- _Entries provided_
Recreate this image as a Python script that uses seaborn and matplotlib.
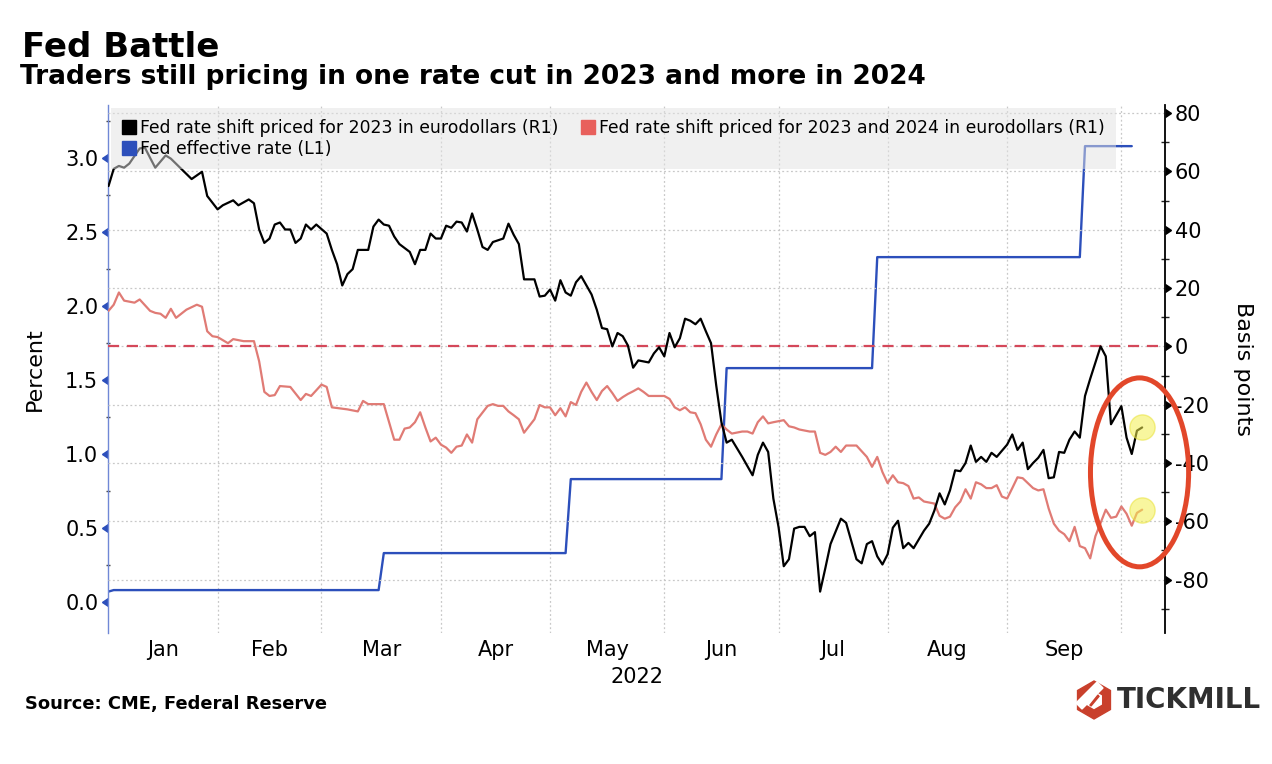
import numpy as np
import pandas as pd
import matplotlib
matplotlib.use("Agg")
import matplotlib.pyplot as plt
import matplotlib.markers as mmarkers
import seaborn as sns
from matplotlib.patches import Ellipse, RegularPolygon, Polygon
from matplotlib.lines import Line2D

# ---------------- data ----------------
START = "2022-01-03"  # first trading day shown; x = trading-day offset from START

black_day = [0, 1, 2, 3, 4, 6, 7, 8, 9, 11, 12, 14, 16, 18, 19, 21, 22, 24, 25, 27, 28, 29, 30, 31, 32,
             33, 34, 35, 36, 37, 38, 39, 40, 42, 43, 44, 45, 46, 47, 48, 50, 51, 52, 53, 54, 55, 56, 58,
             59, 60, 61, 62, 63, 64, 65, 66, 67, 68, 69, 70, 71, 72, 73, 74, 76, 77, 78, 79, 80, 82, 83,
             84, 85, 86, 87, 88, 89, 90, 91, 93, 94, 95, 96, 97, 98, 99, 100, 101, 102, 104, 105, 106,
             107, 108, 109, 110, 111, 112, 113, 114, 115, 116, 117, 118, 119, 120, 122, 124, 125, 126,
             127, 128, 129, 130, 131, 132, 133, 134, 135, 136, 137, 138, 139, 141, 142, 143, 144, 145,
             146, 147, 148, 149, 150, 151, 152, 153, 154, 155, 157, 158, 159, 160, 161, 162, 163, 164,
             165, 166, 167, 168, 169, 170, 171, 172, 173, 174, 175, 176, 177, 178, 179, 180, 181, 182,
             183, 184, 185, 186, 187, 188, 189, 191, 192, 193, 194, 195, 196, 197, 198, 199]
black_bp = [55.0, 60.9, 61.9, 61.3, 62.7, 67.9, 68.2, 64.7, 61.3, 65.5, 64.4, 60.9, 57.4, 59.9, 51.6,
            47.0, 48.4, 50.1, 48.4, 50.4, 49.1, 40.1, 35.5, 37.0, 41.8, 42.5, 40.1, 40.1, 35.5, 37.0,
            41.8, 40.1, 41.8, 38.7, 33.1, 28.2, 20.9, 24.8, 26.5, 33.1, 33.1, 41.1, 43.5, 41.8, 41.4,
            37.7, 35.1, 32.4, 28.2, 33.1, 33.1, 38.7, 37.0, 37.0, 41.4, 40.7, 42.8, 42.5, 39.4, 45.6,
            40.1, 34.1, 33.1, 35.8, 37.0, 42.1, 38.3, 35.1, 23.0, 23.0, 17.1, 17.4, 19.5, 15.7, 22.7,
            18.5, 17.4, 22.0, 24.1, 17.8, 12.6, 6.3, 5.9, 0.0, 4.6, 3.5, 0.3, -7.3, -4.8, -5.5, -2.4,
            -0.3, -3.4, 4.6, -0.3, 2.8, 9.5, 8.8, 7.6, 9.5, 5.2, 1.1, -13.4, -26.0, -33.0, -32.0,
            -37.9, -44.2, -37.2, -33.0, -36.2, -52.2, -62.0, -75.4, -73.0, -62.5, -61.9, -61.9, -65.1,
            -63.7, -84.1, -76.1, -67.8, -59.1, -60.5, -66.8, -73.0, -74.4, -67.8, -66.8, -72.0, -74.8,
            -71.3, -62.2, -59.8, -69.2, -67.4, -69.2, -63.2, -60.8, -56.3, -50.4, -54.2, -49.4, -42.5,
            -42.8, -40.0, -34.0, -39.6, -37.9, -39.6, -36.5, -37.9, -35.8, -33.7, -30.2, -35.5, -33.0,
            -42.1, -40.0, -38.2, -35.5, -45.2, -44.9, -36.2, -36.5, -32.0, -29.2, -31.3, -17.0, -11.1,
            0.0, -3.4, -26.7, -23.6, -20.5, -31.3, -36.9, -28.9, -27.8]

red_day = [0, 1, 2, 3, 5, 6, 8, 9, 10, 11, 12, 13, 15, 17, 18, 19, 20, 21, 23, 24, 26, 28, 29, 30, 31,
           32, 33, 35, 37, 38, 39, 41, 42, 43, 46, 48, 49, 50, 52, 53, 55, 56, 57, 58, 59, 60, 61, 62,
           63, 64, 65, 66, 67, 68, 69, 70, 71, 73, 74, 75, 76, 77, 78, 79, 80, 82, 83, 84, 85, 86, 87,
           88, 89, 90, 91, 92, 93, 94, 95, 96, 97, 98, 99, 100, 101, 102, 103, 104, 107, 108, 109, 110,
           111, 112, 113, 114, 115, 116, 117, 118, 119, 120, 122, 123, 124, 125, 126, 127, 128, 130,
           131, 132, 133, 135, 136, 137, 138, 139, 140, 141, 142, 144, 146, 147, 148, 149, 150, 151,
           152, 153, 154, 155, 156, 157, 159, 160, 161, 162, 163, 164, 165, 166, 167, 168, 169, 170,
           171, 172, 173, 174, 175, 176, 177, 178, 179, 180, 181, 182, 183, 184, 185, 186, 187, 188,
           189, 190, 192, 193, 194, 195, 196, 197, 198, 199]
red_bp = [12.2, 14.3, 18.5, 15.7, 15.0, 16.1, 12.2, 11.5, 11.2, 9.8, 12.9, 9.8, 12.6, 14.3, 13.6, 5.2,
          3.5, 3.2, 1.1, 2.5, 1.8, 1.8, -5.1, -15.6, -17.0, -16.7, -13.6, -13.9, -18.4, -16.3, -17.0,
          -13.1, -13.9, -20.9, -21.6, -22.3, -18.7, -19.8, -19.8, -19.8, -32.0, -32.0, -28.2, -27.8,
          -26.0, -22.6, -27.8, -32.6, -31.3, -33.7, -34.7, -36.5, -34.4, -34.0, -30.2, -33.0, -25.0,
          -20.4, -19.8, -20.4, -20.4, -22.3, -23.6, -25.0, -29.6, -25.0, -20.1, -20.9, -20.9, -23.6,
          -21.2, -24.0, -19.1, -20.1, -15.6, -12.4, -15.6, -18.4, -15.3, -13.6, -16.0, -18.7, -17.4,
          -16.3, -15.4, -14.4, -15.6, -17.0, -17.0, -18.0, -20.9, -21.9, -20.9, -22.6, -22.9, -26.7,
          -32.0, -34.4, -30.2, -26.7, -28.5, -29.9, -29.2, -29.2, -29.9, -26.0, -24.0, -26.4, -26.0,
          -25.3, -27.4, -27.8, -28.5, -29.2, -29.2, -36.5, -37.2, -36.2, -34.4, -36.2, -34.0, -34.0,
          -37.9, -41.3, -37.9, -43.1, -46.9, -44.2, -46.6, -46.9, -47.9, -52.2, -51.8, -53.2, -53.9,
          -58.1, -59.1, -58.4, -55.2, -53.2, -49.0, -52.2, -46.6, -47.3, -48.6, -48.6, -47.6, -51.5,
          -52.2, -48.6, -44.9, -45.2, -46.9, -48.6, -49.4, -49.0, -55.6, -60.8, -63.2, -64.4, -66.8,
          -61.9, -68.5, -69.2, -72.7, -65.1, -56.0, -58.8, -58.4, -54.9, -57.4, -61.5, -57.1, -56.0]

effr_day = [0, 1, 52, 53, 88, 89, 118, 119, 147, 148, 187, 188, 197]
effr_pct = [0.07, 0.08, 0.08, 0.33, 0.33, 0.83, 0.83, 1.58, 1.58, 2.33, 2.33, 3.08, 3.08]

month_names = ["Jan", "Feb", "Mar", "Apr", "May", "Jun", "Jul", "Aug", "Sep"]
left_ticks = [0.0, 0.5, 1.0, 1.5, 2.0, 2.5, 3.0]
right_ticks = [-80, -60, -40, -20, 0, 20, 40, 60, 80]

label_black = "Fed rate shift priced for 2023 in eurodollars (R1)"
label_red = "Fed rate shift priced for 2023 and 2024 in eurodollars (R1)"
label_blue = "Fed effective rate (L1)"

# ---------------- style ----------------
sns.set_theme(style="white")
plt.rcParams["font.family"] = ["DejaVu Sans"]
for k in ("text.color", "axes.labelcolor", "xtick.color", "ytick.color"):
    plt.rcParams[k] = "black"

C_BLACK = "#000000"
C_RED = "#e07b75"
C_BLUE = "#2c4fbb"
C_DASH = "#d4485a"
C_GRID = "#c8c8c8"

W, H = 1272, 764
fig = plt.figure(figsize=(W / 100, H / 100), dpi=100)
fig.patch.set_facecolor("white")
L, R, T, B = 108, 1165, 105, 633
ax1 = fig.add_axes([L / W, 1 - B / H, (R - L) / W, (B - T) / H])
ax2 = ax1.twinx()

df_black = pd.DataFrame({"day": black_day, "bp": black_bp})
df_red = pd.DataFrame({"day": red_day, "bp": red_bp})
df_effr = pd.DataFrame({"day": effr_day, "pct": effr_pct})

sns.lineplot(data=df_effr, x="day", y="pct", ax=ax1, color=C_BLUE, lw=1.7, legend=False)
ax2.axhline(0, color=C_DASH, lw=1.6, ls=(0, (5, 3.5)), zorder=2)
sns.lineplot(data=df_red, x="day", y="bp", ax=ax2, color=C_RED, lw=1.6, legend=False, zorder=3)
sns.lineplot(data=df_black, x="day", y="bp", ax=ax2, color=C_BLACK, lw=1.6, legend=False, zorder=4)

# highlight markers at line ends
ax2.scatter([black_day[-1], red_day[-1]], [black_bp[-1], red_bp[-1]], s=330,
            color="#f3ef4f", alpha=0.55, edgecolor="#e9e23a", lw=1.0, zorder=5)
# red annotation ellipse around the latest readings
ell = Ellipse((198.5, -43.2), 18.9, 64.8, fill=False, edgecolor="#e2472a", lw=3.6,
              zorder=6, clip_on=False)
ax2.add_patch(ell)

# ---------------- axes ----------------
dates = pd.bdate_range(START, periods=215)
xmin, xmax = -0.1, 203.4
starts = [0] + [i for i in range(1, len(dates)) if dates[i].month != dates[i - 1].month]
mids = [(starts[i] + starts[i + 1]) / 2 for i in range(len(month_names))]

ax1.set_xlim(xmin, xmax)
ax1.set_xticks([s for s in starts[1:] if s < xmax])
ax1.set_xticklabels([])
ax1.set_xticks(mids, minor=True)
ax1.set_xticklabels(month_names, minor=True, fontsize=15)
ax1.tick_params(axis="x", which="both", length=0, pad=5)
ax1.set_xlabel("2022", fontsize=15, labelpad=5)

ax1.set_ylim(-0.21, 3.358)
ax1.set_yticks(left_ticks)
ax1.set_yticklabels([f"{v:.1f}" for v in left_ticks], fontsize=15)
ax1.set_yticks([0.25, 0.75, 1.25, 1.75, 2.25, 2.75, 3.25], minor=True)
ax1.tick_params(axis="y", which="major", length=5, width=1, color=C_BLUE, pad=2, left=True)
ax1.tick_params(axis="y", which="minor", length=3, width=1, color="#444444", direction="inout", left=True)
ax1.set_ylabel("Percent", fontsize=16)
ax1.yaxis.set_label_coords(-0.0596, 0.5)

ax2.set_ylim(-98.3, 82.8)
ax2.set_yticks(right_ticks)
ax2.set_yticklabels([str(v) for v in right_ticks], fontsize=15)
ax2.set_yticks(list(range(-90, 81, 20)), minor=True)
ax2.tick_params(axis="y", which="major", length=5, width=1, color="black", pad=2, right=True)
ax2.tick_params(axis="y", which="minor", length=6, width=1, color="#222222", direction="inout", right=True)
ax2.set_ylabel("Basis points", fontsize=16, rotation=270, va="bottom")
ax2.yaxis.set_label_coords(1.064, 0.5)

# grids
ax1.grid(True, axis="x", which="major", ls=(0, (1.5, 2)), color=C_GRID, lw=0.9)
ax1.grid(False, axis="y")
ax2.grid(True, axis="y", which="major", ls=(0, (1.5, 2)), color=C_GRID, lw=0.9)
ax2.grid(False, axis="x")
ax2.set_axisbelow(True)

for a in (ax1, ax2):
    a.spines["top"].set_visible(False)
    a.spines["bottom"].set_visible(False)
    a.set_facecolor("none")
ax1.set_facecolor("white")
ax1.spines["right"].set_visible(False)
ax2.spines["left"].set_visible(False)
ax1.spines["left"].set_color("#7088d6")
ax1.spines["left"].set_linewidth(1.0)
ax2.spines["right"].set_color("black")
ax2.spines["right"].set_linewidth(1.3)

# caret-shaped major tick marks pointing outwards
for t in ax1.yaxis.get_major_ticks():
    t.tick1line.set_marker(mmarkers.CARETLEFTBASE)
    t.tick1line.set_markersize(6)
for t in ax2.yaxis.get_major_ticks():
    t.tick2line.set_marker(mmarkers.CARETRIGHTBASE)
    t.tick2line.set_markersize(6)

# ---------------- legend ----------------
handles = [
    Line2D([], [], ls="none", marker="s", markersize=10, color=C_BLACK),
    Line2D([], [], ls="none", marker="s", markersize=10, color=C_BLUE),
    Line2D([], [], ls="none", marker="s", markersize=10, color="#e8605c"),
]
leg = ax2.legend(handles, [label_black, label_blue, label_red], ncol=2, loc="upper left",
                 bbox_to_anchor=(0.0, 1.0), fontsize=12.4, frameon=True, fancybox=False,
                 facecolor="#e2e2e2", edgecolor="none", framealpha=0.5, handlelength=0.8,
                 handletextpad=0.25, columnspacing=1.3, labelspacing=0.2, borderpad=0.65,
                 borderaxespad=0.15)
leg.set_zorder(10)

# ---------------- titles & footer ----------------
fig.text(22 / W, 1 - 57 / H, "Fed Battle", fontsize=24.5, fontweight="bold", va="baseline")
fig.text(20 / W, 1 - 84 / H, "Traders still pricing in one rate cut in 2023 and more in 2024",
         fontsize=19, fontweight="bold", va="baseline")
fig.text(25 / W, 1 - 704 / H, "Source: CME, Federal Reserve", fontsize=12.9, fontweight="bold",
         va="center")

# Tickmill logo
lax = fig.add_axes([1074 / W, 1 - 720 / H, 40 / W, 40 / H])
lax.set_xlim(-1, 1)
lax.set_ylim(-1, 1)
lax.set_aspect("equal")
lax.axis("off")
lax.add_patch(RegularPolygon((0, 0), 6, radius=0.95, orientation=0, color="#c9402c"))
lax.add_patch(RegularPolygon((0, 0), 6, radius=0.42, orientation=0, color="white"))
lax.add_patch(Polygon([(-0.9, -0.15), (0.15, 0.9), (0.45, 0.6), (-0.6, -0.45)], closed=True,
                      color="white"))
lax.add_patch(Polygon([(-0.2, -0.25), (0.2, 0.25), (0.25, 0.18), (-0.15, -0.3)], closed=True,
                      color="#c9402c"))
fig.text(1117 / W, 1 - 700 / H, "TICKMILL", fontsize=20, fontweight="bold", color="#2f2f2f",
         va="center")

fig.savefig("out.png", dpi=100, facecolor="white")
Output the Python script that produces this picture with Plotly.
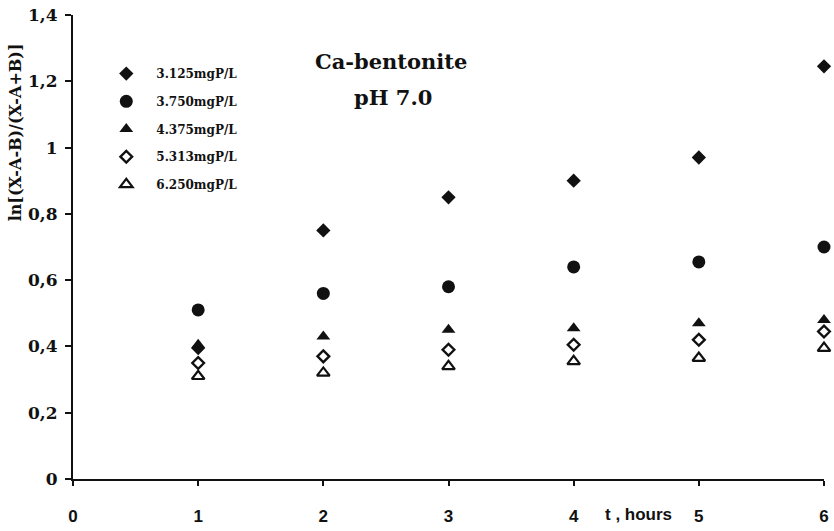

- _Written instruction_
Up to and including the line that contains "offset from START", print the records above exactly from their first line, without any pictures.

- _Solution to the exercise_
Recreate this image as a Python script that uses seaborn and matplotlib.
import numpy as np
import pandas as pd
import matplotlib
matplotlib.use("Agg")
import matplotlib.pyplot as plt
import matplotlib.markers as mmarkers
import seaborn as sns
from matplotlib.patches import Ellipse, RegularPolygon, Polygon
from matplotlib.lines import Line2D

# ---------------- data ----------------
START = "2022-01-03"  # first trading day shown; x = trading-day offset from START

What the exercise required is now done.